O presidente da instituição, António Cunha, considerou que "não se verificam, nesta fase, quaisquer incompatibilidades entre as funções que atualmente desempenha e o novo enquadramento político que assumiu".
Jorge Sobrado, responsável pelo pelouro da Cultura num possível executivo socialista na câmara do Porto, já afirmou ter colocado o seu cargo na entidade regional "à disposição" do presidente António Cunha.
Agressões entre candidaturas no Porto
A 13 de junho, o candidato independente à Câmara do Porto Filipe Araújo apresentou queixa na PSP após alegadamente ter sido agredido pelo à data responsável pela comunicação da candidatura do PSD/CDS-PP/IL, Vasco Ribeiro, entre concertos no festival Primavera Sound.
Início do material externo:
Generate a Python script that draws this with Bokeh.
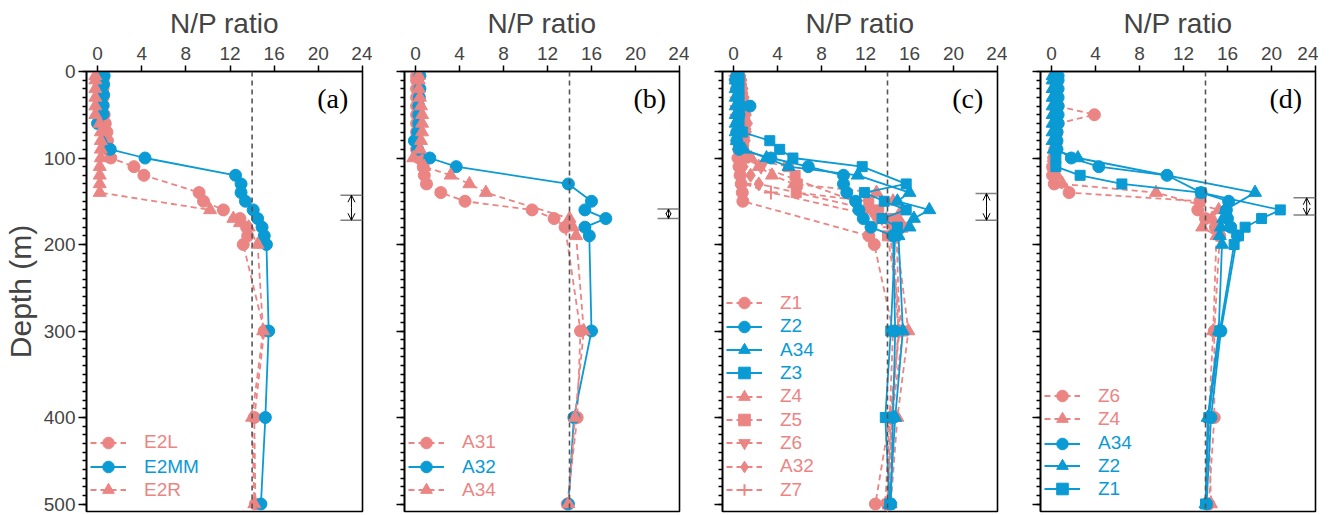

Vasco Ribeiro, que foi também chefe de gabinete de Rui Moreira (de saída da presidência municipal), disse ter havido insultos e empurrões de parte a parte e apresentou demissão da candidatura encabeçada pelo ex-ministro dos Assuntos Parlamentares Pedro Duarte.
O cabeça de lista da coligação aceitou a demissão do seu diretor de campanha classificando a atitude como indefensável.
Governo acusado de usar Conselho de Ministros para propaganda no Porto
Ainda na anterior legislatura, em abril, o Governo PSD/CDS-PP foi acusado de usar os interesses do Estado para propaganda partidária ao realizar um Conselho de Ministros no Mercado do Bolhão, no Porto.
A reunião do executivo nacional ocorreu no mesmo dia em que o então ministro dos Assuntos Parlamentares, Pedro Duarte, anunciou a sua candidatura àquele município num artigo de opinião no JN, marcando depois presença no mercado para o Conselho de Ministros.
O BE do Porto considerou tratar-se de uma "escandalosa ação de propaganda política, nacional e autárquica", e uma "provocação descarada" do PSD. O PS acusou o antigo Governo de "instrumentalização do Estado ao serviço" dos interesses dos partidos e de "promiscuidade entre o que é privado, público e partidário", referindo que o executivo estava a fazer "campanha para o PSD".